* Aim: Print nothing but the lines from the start of the listing below through the line that contains "height=16.2bp] (spv) at". Do not include the pictures.

* Recorded information:
-------------------------

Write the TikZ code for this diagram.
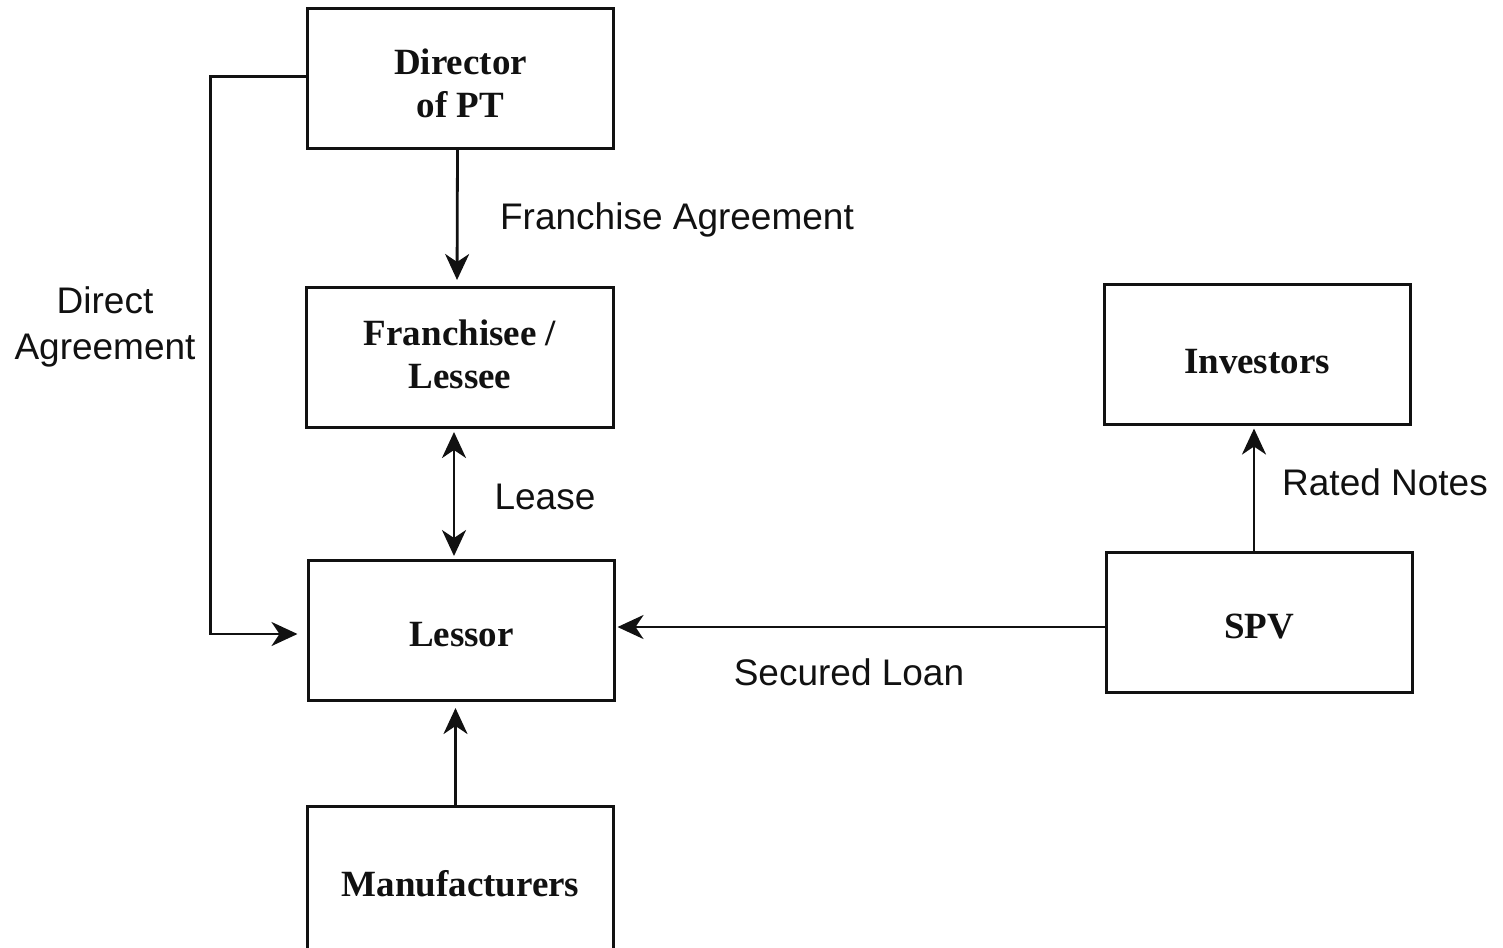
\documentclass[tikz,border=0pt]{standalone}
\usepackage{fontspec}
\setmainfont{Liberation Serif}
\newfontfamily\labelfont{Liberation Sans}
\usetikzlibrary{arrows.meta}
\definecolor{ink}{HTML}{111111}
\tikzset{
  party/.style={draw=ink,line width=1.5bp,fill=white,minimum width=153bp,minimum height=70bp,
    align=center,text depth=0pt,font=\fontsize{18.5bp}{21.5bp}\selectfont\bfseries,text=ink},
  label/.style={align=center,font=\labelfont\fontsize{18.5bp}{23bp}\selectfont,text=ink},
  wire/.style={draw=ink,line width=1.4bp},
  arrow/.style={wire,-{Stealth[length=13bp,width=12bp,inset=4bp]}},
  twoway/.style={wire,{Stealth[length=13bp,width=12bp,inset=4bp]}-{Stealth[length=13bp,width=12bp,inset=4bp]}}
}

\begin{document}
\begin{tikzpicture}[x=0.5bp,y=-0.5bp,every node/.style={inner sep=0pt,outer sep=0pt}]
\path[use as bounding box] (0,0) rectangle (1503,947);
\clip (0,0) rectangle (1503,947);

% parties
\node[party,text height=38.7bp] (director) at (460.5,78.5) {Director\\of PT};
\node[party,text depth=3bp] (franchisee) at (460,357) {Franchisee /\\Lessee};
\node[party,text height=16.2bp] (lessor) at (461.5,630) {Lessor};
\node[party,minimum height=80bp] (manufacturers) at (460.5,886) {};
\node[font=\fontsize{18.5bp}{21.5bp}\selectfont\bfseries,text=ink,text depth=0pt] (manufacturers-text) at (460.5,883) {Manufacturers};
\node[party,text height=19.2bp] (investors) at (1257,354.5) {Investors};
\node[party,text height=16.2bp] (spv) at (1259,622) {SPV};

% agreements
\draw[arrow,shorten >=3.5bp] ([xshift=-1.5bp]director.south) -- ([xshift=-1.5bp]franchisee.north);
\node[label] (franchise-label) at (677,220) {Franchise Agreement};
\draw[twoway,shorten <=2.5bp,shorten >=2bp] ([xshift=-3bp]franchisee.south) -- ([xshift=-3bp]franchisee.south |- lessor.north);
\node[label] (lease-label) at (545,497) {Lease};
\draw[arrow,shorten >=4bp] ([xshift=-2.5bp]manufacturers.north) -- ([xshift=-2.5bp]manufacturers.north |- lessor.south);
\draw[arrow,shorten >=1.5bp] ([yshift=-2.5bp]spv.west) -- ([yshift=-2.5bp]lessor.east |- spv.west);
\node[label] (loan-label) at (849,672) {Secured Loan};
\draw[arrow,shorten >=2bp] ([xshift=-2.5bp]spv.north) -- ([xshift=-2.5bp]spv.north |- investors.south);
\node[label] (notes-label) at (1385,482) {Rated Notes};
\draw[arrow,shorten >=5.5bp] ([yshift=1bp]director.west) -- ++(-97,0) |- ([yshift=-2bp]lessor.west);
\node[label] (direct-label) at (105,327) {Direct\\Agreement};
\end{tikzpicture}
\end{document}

-------------------------

* Response:
Write the TikZ code for this diagram.
\documentclass[tikz,border=0pt]{standalone}
\usepackage{fontspec}
\setmainfont{Liberation Serif}
\newfontfamily\labelfont{Liberation Sans}
\usetikzlibrary{arrows.meta}
\definecolor{ink}{HTML}{111111}
\tikzset{
  party/.style={draw=ink,line width=1.5bp,fill=white,minimum width=153bp,minimum height=70bp,
    align=center,text depth=0pt,font=\fontsize{18.5bp}{21.5bp}\selectfont\bfseries,text=ink},
  label/.style={align=center,font=\labelfont\fontsize{18.5bp}{23bp}\selectfont,text=ink},
  wire/.style={draw=ink,line width=1.4bp},
  arrow/.style={wire,-{Stealth[length=13bp,width=12bp,inset=4bp]}},
  twoway/.style={wire,{Stealth[length=13bp,width=12bp,inset=4bp]}-{Stealth[length=13bp,width=12bp,inset=4bp]}}
}

\begin{document}
\begin{tikzpicture}[x=0.5bp,y=-0.5bp,every node/.style={inner sep=0pt,outer sep=0pt}]
\path[use as bounding box] (0,0) rectangle (1503,947);
\clip (0,0) rectangle (1503,947);

% parties
\node[party,text height=38.7bp] (director) at (460.5,78.5) {Director\\of PT};
\node[party,text depth=3bp] (franchisee) at (460,357) {Franchisee /\\Lessee};
\node[party,text height=16.2bp] (lessor) at (461.5,630) {Lessor};
\node[party,minimum height=80bp] (manufacturers) at (460.5,886) {};
\node[font=\fontsize{18.5bp}{21.5bp}\selectfont\bfseries,text=ink,text depth=0pt] (manufacturers-text) at (460.5,883) {Manufacturers};
\node[party,text height=19.2bp] (investors) at (1257,354.5) {Investors};
\node[party,text height=16.2bp] (spv) at (1259,622) {SPV};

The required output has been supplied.